Requirements –
Leaving the pictures out, print the lines from the first line of the listing through the line containing "const data = categories.map((name, i)", exactly as they read, and no others.

Records supplied –

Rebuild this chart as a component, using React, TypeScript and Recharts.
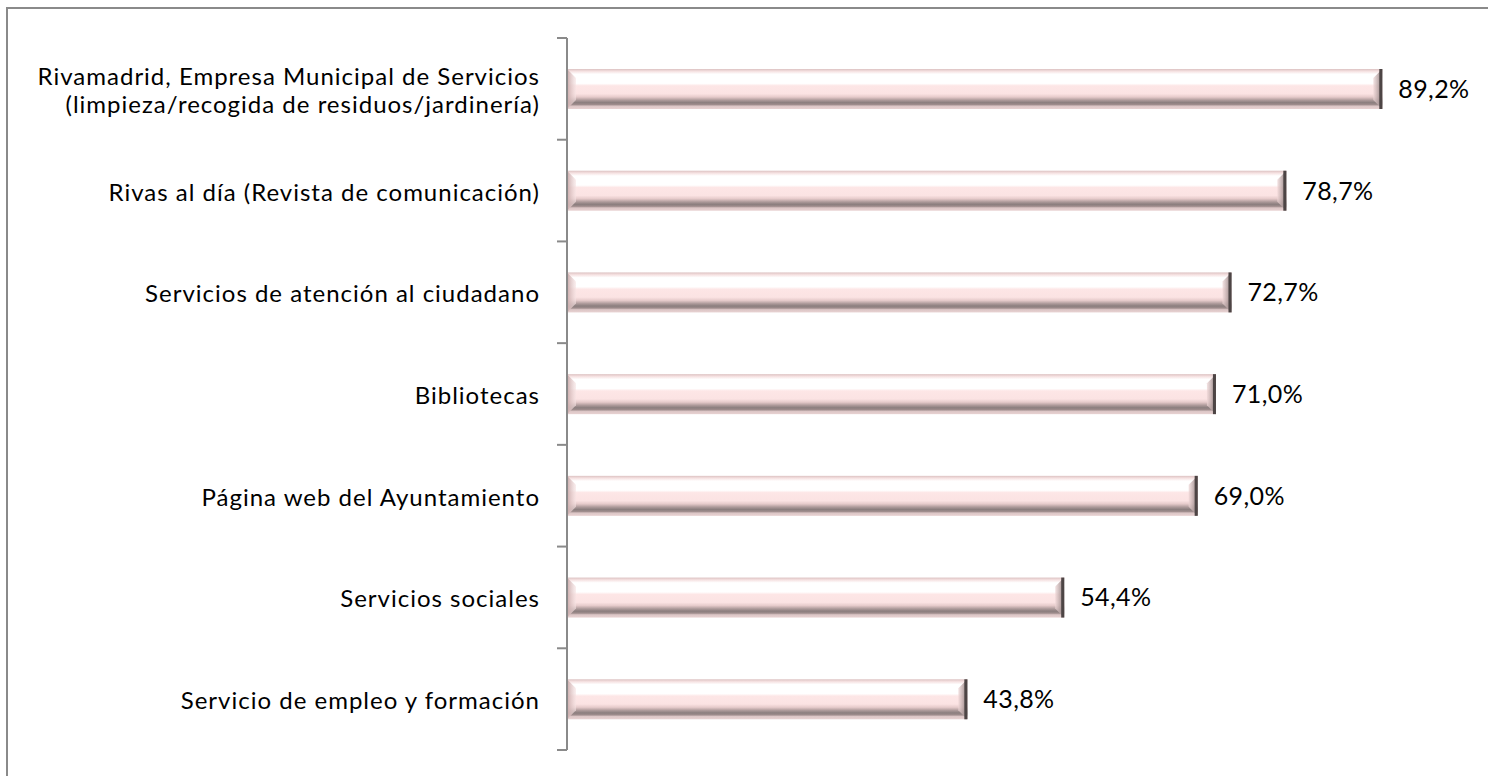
import { BarChart, Bar, XAxis, YAxis, LabelList } from 'recharts';

const categories = [
    'Rivamadrid, Empresa Municipal de Servicios\n(limpieza/recogida de residuos/jardinería)',
    'Rivas al día (Revista de comunicación)',
    'Servicios de atención al ciudadano',
    'Bibliotecas',
    'Página web del Ayuntamiento',
    'Servicios sociales',
    'Servicio de empleo y formación',
];

const values = [89.2, 78.7, 72.7, 71.0, 69.0, 54.4, 43.8];

const data = categories.map((name, i) => ({ name, value: values[i] }));

const FONT = 'Lato, "Liberation Sans", sans-serif';
const PLOT_TOP = 38;
const PLOT_BOTTOM = 750;

const fmt = (v: any) => `${Number(v).toFixed(1).replace('.', ',')}%`;

const CategoryTick = (props: any) => {
    const { x, y, payload, index } = props;
    const band = (PLOT_BOTTOM - PLOT_TOP) / categories.length;
    const lines = String(payload.value).split('\n');
    const lh = 28;
    const startY = y - ((lines.length - 1) * lh) / 2;
    const axisX = x + 8;
    return (
        <g>
            <line x1={axisX - 10} x2={axisX} y1={y - band / 2} y2={y - band / 2} stroke="#8a8a8a" strokeWidth={2} />
            {index === categories.length - 1 && (
                <line x1={axisX - 10} x2={axisX} y1={y + band / 2} y2={y + band / 2} stroke="#8a8a8a" strokeWidth={2} />
            )}
            <text x={x - 19} y={startY} textAnchor="end" dominantBaseline="central" fontFamily={FONT} fontSize={24} letterSpacing={1} fill="#000">
                {lines.map((l, i) => (
                    <tspan key={i} x={x - 19} y={startY + i * lh}>{l}</tspan>
                ))}
            </text>
        </g>
    );
};

const BevelBar = (props: any) => {
    const { x, y, width, height } = props;
    if (!width || width <= 0) return null;
    const b = 9;
    return (
        <g>
            <rect x={x} y={y} width={width} height={height} fill="url(#barV)" />
            <polygon points={`${x},${y} ${x + b},${y + b} ${x + b},${y + height - b} ${x},${y + height}`} fill="url(#barL)" />
            <polygon points={`${x + width},${y} ${x + width - b},${y + b} ${x + width - b},${y + height - b} ${x + width},${y + height}`} fill="url(#barR)" />
            <rect x={x + width - 3} y={y} width={3} height={height} fill="#4d4545" />
        </g>
    );
};

export default function App() {
    return (
        <div style={{ position: 'absolute', left: 0, top: 0, width: 1488, height: 776, overflow: 'hidden', background: '#fff' }}>
            <div style={{ position: 'absolute', left: 6, top: 7, width: 1490, height: 780, border: '2px solid #8a8a8a', boxSizing: 'border-box' }} />
            <div style={{ position: 'absolute', left: 0, top: 0 }}>
                <BarChart
                    width={1488}
                    height={776}
                    data={data}
                    layout="vertical"
                    margin={{ top: PLOT_TOP, right: 7, bottom: 776 - PLOT_BOTTOM, left: 0 }}
                    barCategoryGap={0}
                >
                    <defs>
                        <linearGradient id="barV" x1="0" y1="0" x2="0" y2="1">
                            <stop offset="0" stopColor="#dcc2c2" />
                            <stop offset="0.06" stopColor="#f6e2e2" />
                            <stop offset="0.13" stopColor="#ffffff" />
                            <stop offset="0.36" stopColor="#ffffff" />
                            <stop offset="0.42" stopColor="#fde6e6" />
                            <stop offset="0.62" stopColor="#fbe3e3" />
                            <stop offset="0.7" stopColor="#e6cbcb" />
                            <stop offset="0.78" stopColor="#ad9a9a" />
                            <stop offset="0.84" stopColor="#8b7e7e" />
                            <stop offset="0.89" stopColor="#9e8c8c" />
                            <stop offset="0.93" stopColor="#dcc6c6" />
                            <stop offset="1" stopColor="#e8d2d2" />
                        </linearGradient>
                        <linearGradient id="barL" x1="0" y1="0" x2="1" y2="0">
                            <stop offset="0" stopColor="#c9aaaa" />
                            <stop offset="1" stopColor="#f7e4e4" stopOpacity={0.6} />
                        </linearGradient>
                        <linearGradient id="barR" x1="0" y1="0" x2="1" y2="0">
                            <stop offset="0" stopColor="#eed6d6" stopOpacity={0.7} />
                            <stop offset="1" stopColor="#8a7a7a" />
                        </linearGradient>
                    </defs>
                    <XAxis type="number" domain={[0, 100]} hide />
                    <YAxis
                        type="category"
                        dataKey="name"
                        width={567}
                        axisLine={{ stroke: '#8a8a8a', strokeWidth: 2 }}
                        tickLine={false}
                        tick={<CategoryTick />}
                        interval={0}
                    />
                    <Bar dataKey="value" barSize={40} shape={<BevelBar />} isAnimationActive={false}>
                        <LabelList dataKey="value" position="right" offset={16} formatter={fmt} fontFamily={FONT} fontSize={25} letterSpacing={0.4} fill="#000" />
                    </Bar>
                </BarChart>
            </div>
        </div>
    );
}
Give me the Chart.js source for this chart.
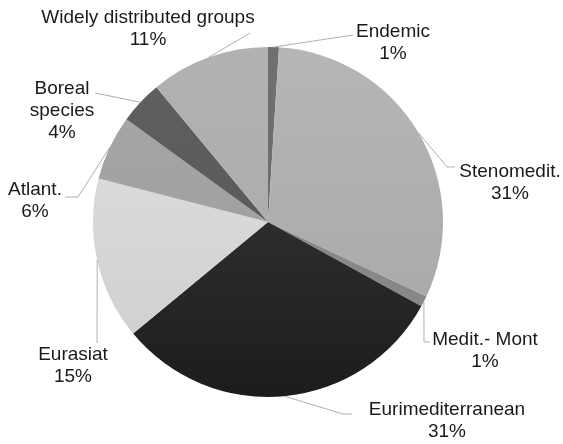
<!DOCTYPE html>
<html>
<head>
<meta charset="utf-8">
<script src="https://cdn.jsdelivr.net/npm/chart.js@4/dist/chart.umd.min.js"></script>
<style>
  html, body { margin: 0; padding: 0; background: #ffffff; }
  #wrap { width: 563px; height: 444px; }
</style>
</head>
<body>
<div id="wrap"><canvas id="chorology" width="563" height="444"></canvas></div>
<script>
// chorological groups, share of the flora (%)
const groups = [
    ["Endemic"],
    ["Stenomedit."],
    ["Medit.- Mont"],
    ["Eurimediterranean"],
    ["Eurasiat"],
    ["Atlant."],
    ["Boreal", "species"],
    ["Widely distributed groups"]
];
const shares = [1, 31, 1, 31, 15, 6, 4, 11];

// top / bottom shade of each slice
const shadeTop = ["#707070", "#b6b6b6", "#8e8e8e", "#3e3e3e", "#e2e2e2", "#a8a8a8", "#606060", "#b2b2b2"];
const shadeBottom = ["#666666", "#a6a6a6", "#858585", "#1c1c1c", "#cdcdcd", "#9a9a9a", "#555555", "#a8a8a8"];

// where each label block sits (centre of first line) and the leader path to it
const labelSpots = [
    { x: 393, y: 32, path: [[353, 35]] },
    { x: 510, y: 172, path: [[447, 167], [455, 167]] },
    { x: 485, y: 340, path: [[424, 342], [430, 342]] },
    { x: 447, y: 410, path: [[343, 414], [352, 414]] },
    { x: 73, y: 355, path: [[97, 343]] },
    { x: 35, y: 190, path: [[78, 197], [65, 197]] },
    { x: 62, y: 89, path: [[95, 93]] },
    { x: 148, y: 18, path: [[250, 33]] }
];

const calloutPlugin = {
    id: "callouts",
    afterDatasetsDraw(chart) {
        const ctx = chart.ctx;
        const meta = chart.getDatasetMeta(0);
        const total = shares.reduce((a, b) => a + b, 0);
        ctx.save();
        meta.data.forEach((arc, i) => {
            const p = arc.getProps(["x", "y", "startAngle", "endAngle", "outerRadius"], true);
            const mid = (p.startAngle + p.endAngle) / 2;
            const spot = labelSpots[i];

            // leader line from the rim of the slice
            ctx.strokeStyle = "#a9b0ba";
            ctx.lineWidth = 1;
            ctx.beginPath();
            ctx.moveTo(p.x + Math.cos(mid) * p.outerRadius, p.y + Math.sin(mid) * p.outerRadius);
            spot.path.forEach((pt) => ctx.lineTo(pt[0], pt[1]));
            ctx.stroke();

            const lines = groups[i].concat([Math.round(shares[i] / total * 100) + "%"]);
            ctx.fillStyle = "#1a1a1a";
            ctx.font = "19px 'Liberation Sans', Arial, sans-serif";
            ctx.textAlign = "center";
            ctx.textBaseline = "middle";
            lines.forEach((txt, k) => ctx.fillText(txt, spot.x, spot.y + k * 22));
        });
        ctx.restore();
    }
};

const ctx = document.getElementById("chorology").getContext("2d");
new Chart(ctx, {
    type: "pie",
    data: {
        labels: groups.map((g) => g.join(" ")),
        datasets: [{
            data: shares,
            borderWidth: 0,
            backgroundColor: function (c) {
                const area = c.chart.chartArea;
                if (!area) return shadeTop[c.dataIndex];
                const g = c.chart.ctx.createLinearGradient(0, area.top, 0, area.bottom);
                g.addColorStop(0, shadeTop[c.dataIndex]);
                g.addColorStop(1, shadeBottom[c.dataIndex]);
                return g;
            }
        }]
    },
    options: {
        responsive: false,
        animation: false,
        layout: {
            padding: { left: 93, right: 120, top: 47, bottom: 47 }
        },
        plugins: {
            legend: { display: false },
            tooltip: { enabled: false }
        }
    },
    plugins: [calloutPlugin]
});
</script>
</body>
</html>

Task result –
Rebuild this chart as a component, using React, TypeScript and Recharts.
import { BarChart, Bar, XAxis, YAxis, LabelList } from 'recharts';

const categories = [
    'Rivamadrid, Empresa Municipal de Servicios\n(limpieza/recogida de residuos/jardinería)',
    'Rivas al día (Revista de comunicación)',
    'Servicios de atención al ciudadano',
    'Bibliotecas',
    'Página web del Ayuntamiento',
    'Servicios sociales',
    'Servicio de empleo y formación',
];

const values = [89.2, 78.7, 72.7, 71.0, 69.0, 54.4, 43.8];

const data = categories.map((name, i) => ({ name, value: values[i] }));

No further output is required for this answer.